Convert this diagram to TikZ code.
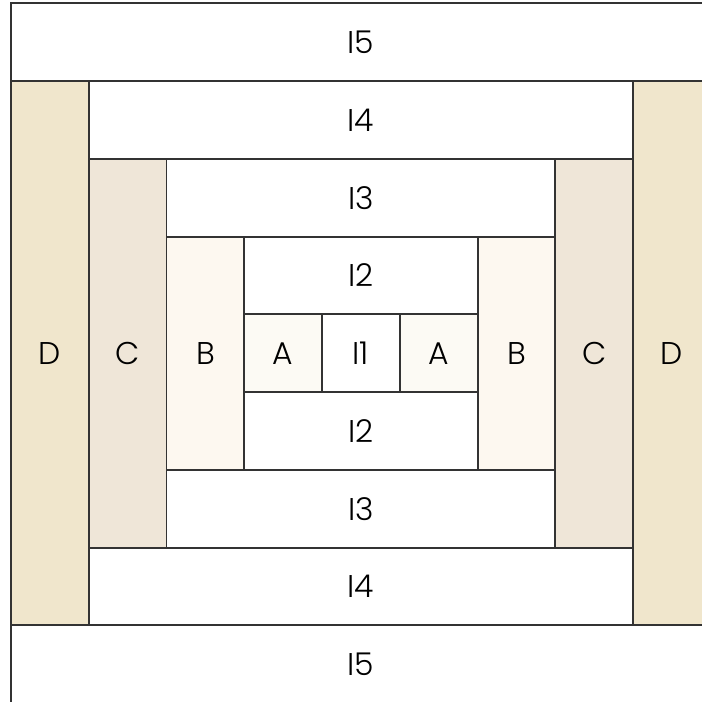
\documentclass[tikz,border=0pt]{standalone}
\usepackage{fontspec}
\setmainfont{Poppins Light}
\usepackage{xcolor}
\definecolor{dcol}{HTML}{F0E6CC}
\definecolor{ccol}{HTML}{EFE6D8}
\definecolor{bcol}{HTML}{FDF8F0}
\definecolor{acol}{HTML}{FCFAF4}
\begin{document}
\begin{tikzpicture}
    	[patch/.style={rectangle, draw=black!80, line width=0.7pt, inner sep=0pt,
    	  font=\fontsize{11.5}{13}\selectfont, minimum width=1cm, minimum height=1cm}]
    	\useasboundingbox (-0.1415,0.015) rectangle (8.874,9.042);
	
    	% outer logs
    	\node (i5top) at (4.5,8.5) [patch, fill=white, minimum width=9cm] {I5};
    	\node (i5bot) at (4.5,0.5) [patch, fill=white, minimum width=9cm] {I5};
    	\node (dleft) at (0.5,4.5) [patch, fill=dcol, minimum height=7cm] {D};
    	\node (dright) at (8.5,4.5) [patch, fill=dcol, minimum height=7cm] {D};
	
    	\node (i4top) at (4.5,7.5) [patch, fill=white, minimum width=7cm] {I4};
    	\node (i4bot) at (4.5,1.5) [patch, fill=white, minimum width=7cm] {I4};
    	\node (cleft) at (1.5,4.5) [patch, fill=ccol, minimum height=5cm] {C};
    	\node (cright) at (7.5,4.5) [patch, fill=ccol, minimum height=5cm] {C};
	
    	\node (i3top) at (4.5,6.5) [patch, fill=white, minimum width=5cm] {I3};
    	\node (i3bot) at (4.5,2.5) [patch, fill=white, minimum width=5cm] {I3};
    	\node (bleft) at (2.5,4.5) [patch, fill=bcol, minimum height=3cm] {B};
    	\node (bright) at (6.5,4.5) [patch, fill=bcol, minimum height=3cm] {B};
	
    	% centre
    	\node (i2top) at (4.5,5.5) [patch, fill=white, minimum width=3cm] {I2};
    	\node (i2bot) at (4.5,3.5) [patch, fill=white, minimum width=3cm] {I2};
    	\node (aleft) at (3.5,4.5) [patch, fill=acol] {A};
    	\node (aright) at (5.5,4.5) [patch, fill=acol] {A};
    	\node (i1) at (4.5,4.5) [patch, fill=white] {I1};
\end{tikzpicture}
\end{document}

| Exercise aim |
Leave out the pictures. Transcribe only the lines above, from the first through the one that contains "(bright) at (6.5,4.5)".

| Expected answer |
Convert this diagram to TikZ code.
\documentclass[tikz,border=0pt]{standalone}
\usepackage{fontspec}
\setmainfont{Poppins Light}
\usepackage{xcolor}
\definecolor{dcol}{HTML}{F0E6CC}
\definecolor{ccol}{HTML}{EFE6D8}
\definecolor{bcol}{HTML}{FDF8F0}
\definecolor{acol}{HTML}{FCFAF4}
\begin{document}
\begin{tikzpicture}
    	[patch/.style={rectangle, draw=black!80, line width=0.7pt, inner sep=0pt,
    	  font=\fontsize{11.5}{13}\selectfont, minimum width=1cm, minimum height=1cm}]
    	\useasboundingbox (-0.1415,0.015) rectangle (8.874,9.042);
	
    	% outer logs
    	\node (i5top) at (4.5,8.5) [patch, fill=white, minimum width=9cm] {I5};
    	\node (i5bot) at (4.5,0.5) [patch, fill=white, minimum width=9cm] {I5};
    	\node (dleft) at (0.5,4.5) [patch, fill=dcol, minimum height=7cm] {D};
    	\node (dright) at (8.5,4.5) [patch, fill=dcol, minimum height=7cm] {D};
	
    	\node (i4top) at (4.5,7.5) [patch, fill=white, minimum width=7cm] {I4};
    	\node (i4bot) at (4.5,1.5) [patch, fill=white, minimum width=7cm] {I4};
    	\node (cleft) at (1.5,4.5) [patch, fill=ccol, minimum height=5cm] {C};
    	\node (cright) at (7.5,4.5) [patch, fill=ccol, minimum height=5cm] {C};
	
    	\node (i3top) at (4.5,6.5) [patch, fill=white, minimum width=5cm] {I3};
    	\node (i3bot) at (4.5,2.5) [patch, fill=white, minimum width=5cm] {I3};
    	\node (bleft) at (2.5,4.5) [patch, fill=bcol, minimum height=3cm] {B};
    	\node (bright) at (6.5,4.5) [patch, fill=bcol, minimum height=3cm] {B};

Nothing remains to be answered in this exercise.